Pour en revenir au son, l'orchestre est très bon, et parfaitement synchronisé avec les chanteurs et danseurs sur scène. De petits problèmes de balance apparaissent parfois, qui sont vite corrigés et pourraient tout aussi bien arriver dans des conditions habituelles. En revanche, si la technique est impressionnante, on ressent malheureusement – ou heureusement? – que l'orchestre ne joue pas sous le même toit. On le reçoit comme un très beau cadeau bien emballé, mais on n'en fait pas partie, il ne nous enveloppe pas. Nos oreilles entendent certes, mais notre peau, ou nos corps subtils peut-être, réclament les vibrations, la respiration, le pouls des musiciens, l'essence mystérieuse de cette communion qui ne se laisse pas mettre en boîte.

Et pourtant… ce manque est vite oublié, grâce à la magie de l'opéra: des solistes exceptionnels, une mise en scène géniale et une troupe de ballet incarnant tour à tour l'équipage d'un yacht, prostituées, danseuses et danseurs exotiques, couples d'animaux de l'arche de Noé et Martiens apprenant à trinquer. À ce propos, la plus grande frustration de cette soirée était finalement, le bar étant fermé pour raisons sanitaires, de devoir renoncer à l'habituel sandwich au saumon accompagné de son Cüpli!

SUSCITER PLUS D'EMPATHIE 

Ce nouveau concept vaut donc les 250'000 Fr. investis.
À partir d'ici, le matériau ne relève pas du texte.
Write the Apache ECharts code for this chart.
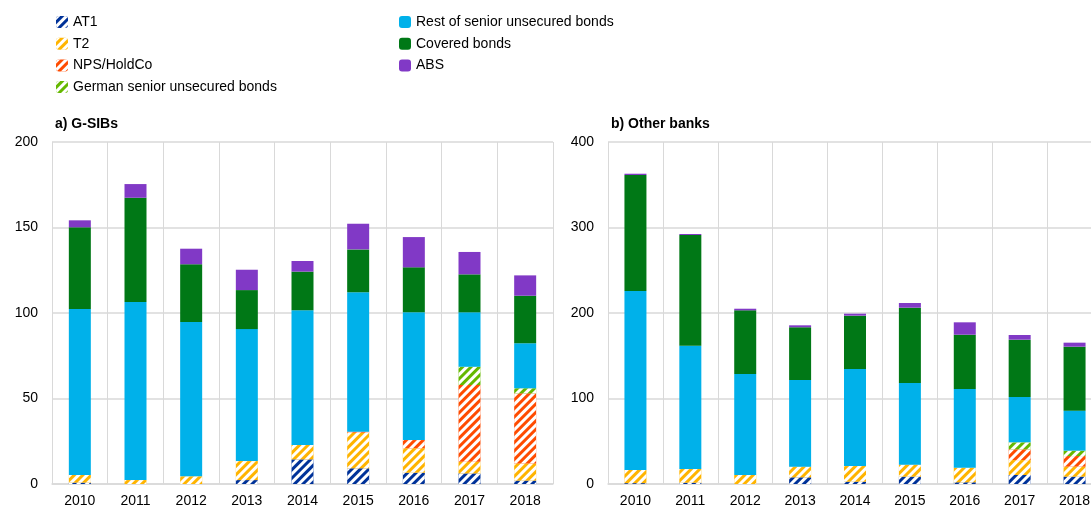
<!DOCTYPE html>
<html><head><meta charset="utf-8">
<script src="https://cdn.jsdelivr.net/npm/echarts@6/dist/echarts.min.js"></script>
<style>html,body{margin:0;padding:0;background:#fff}#c{width:1091px;height:508px}</style>
</head><body><div id="c"></div>
<script>
const years = ['2010','2011','2012','2013','2014','2015','2016','2017','2018'];
const seriesNames = ['AT1','T2','NPS/HoldCo','German senior unsecured bonds','Rest of senior unsecured bonds','Covered bonds','ABS'];
// a) G-SIBs
const gsibAT1    = [0.8, 0, 0, 2.3, 14.4, 9.2, 6.6, 6.2, 2];
const gsibT2     = [4.5, 2.3, 4.5, 11.1, 8.4, 20.8, 14.3, 6.8, 10];
const gsibNPS    = [0, 0, 0, 0, 0, 0.6, 4.8, 44.9, 41];
const gsibGerman = [0, 0, 0, 0, 0, 0, 0, 10.7, 3];
const gsibRest   = [97, 104.1, 90.2, 77.2, 78.8, 81.5, 74.7, 31.8, 26.3];
const gsibCovered= [47.8, 61, 33.8, 22.8, 22.6, 25.1, 26.3, 22.2, 27.8];
const gsibABS    = [4.1, 8, 9.1, 11.9, 6.2, 15, 17.7, 13.1, 11.9];
// b) Other banks
const othAT1     = [1, 1.5, 0, 7.8, 2.7, 8.6, 2, 10.5, 8.6];
const othT2      = [15.4, 16, 10.5, 12.5, 18.3, 14, 17, 17.5, 11.7];
const othNPS     = [0, 0, 0, 0, 0, 0, 0, 12.6, 12.4];
const othGerman  = [0, 0, 0, 0, 0, 0, 0, 8.1, 6.3];
const othRest    = [209.3, 144.3, 118.2, 101.3, 113.5, 95.5, 92.1, 53.1, 46.8];
const othCovered = [135.7, 129.4, 74.4, 61.7, 62.4, 88.1, 63.5, 67, 74.8];
const othABS     = [1.5, 1.2, 1.9, 2.3, 2.3, 5.5, 14.5, 5.5, 4.7];
const yTicksLeft = [0, 50, 100, 150, 200];
const yTicksRight = [0, 100, 200, 300, 400];

const colors = ['#003299','#ffb400','#ff4b00','#65b800','#00b1ea','#007816','#8139c6'];
const hatched = [true,true,true,true,false,false,false];
const gsib = [gsibAT1,gsibT2,gsibNPS,gsibGerman,gsibRest,gsibCovered,gsibABS];
const oth = [othAT1,othT2,othNPS,othGerman,othRest,othCovered,othABS];

function mkSeries(data, idx, gi) {
  const item = { color: colors[idx] };
  if (hatched[idx]) {
    item.decal = { symbol: 'rect', symbolSize: 1, dashArrayX: [1, 0], dashArrayY: [2.5, 2.5], rotation: -Math.PI / 4, color: '#ffffff' };
  }
  return {
    name: seriesNames[idx], type: 'bar', stack: 's' + gi, xAxisIndex: gi, yAxisIndex: gi,
    barWidth: 22, data: data, itemStyle: item, emphasis: { disabled: true }
  };
}
const series = [];
gsib.forEach((d, i) => series.push(mkSeries(d, i, 0)));
oth.forEach((d, i) => series.push(mkSeries(d, i, 1)));

const font = 'Liberation Sans, Arial, sans-serif';
const catAxis = (gi) => ({
  type: 'category', gridIndex: gi, data: years,
  axisLine: { lineStyle: { color: '#d9d9d9', width: 1.5 } },
  axisTick: { show: false },
  axisLabel: { color: '#000', fontSize: 14, fontFamily: font, margin: 10 },
  splitLine: { show: true, lineStyle: { color: '#d9d9d9', width: 1 } }
});
const valAxis = (gi, ticks) => ({
  type: 'value', gridIndex: gi, min: ticks[0], max: ticks[ticks.length - 1], interval: ticks[1] - ticks[0],
  axisLine: { show: false }, axisTick: { show: false },
  axisLabel: { color: '#000', fontSize: 14, fontFamily: font, margin: 14 },
  splitLine: { lineStyle: { color: '#d9d9d9', width: 1.5 } }
});

const legendText = { color: '#000', fontSize: 14, fontFamily: font };
const chart = echarts.init(document.getElementById('c'), null, { renderer: 'canvas' });
chart.setOption({
  animation: false,
  textStyle: { fontFamily: font },
  title: [
    { text: 'a) G-SIBs', left: 50, top: 112, textStyle: { fontSize: 14, fontWeight: 'bold', color: '#000', fontFamily: font } },
    { text: 'b) Other banks', left: 606, top: 112, textStyle: { fontSize: 14, fontWeight: 'bold', color: '#000', fontFamily: font } }
  ],
  legend: [
    { data: seriesNames.slice(0, 4), orient: 'vertical', left: 51, top: 10, itemWidth: 12, itemHeight: 12, itemGap: 7.7, textStyle: legendText, selectedMode: false },
    { data: seriesNames.slice(4), orient: 'vertical', left: 394, top: 10, itemWidth: 12, itemHeight: 12, itemGap: 7.7, textStyle: legendText, selectedMode: false }
  ],
  grid: [
    { left: 52, width: 501, top: 142, bottom: 24, containLabel: false, outerBoundsMode: 'none' },
    { left: 608, width: 494, top: 142, bottom: 24, containLabel: false, outerBoundsMode: 'none' }
  ],
  xAxis: [catAxis(0), catAxis(1)],
  yAxis: [valAxis(0, yTicksLeft), valAxis(1, yTicksRight)],
  series: series
});
</script></body></html>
Les instrumentistes et choristes étant délocalisés, ce sont autant de places et de mètres cubes d'air disponibles pour le public. Ce serait dommage d'y voir plus longtemps encore des sièges vides. On le répète assez, si la promiscuité règne dans les transports publics, si les stades peuvent dorénavant accueillir des milliers de personnes, pourquoi (et comment) les salles de spectacles devraient-elles tourner avec 50% ou 66% de places vendues? Y risque-t-on vraiment une contamination en étant masqué, assis, immobile et silencieux?

C'est ce qu'une partie du public semble penser. De plus, et toujours selon l'étude de l'Œil du Public, malgré l'attachement indéniable des Suisses à la culture et leur plébiscite (70%en faveur de mesures d'aide publique au secteur culturel*, 45% de la population n'est pas consciente des difficultés spécifiques à ce secteur. «Une opération de communication sur ces difficultés pourrait avoir tout son sens, et probablement susciter une plus large empathie de la part de la population.»

*On rappellera au passage que les subventions ne s'appliquent de loin pas à toutes les situations, et que les artistes et organisateurs se heurtent parfois à des mesures très incohérentes...

APPEL D'OCTOBRE 2020

Vers la fin du confinement est apparu l'Appel du 4 mai, «pour un redémarrage plus humaniste, local et durable». Il est pour l'heure resté à l'état de vœu pieux. Devons-nous lancer un appel aux gouvernements et à la population à mieux soutenir ce qui justement peut adoucir la crise? 

Qui pourra bientôt encore nourrir le public de moments d'évasion qui l'emportent sur ses appréhensions?

Qui pourra encore chanter, comme la Princesse Czardas, «Wo man tanzt und küsst und lacht, pfeif' ich auf der Welt Misere»?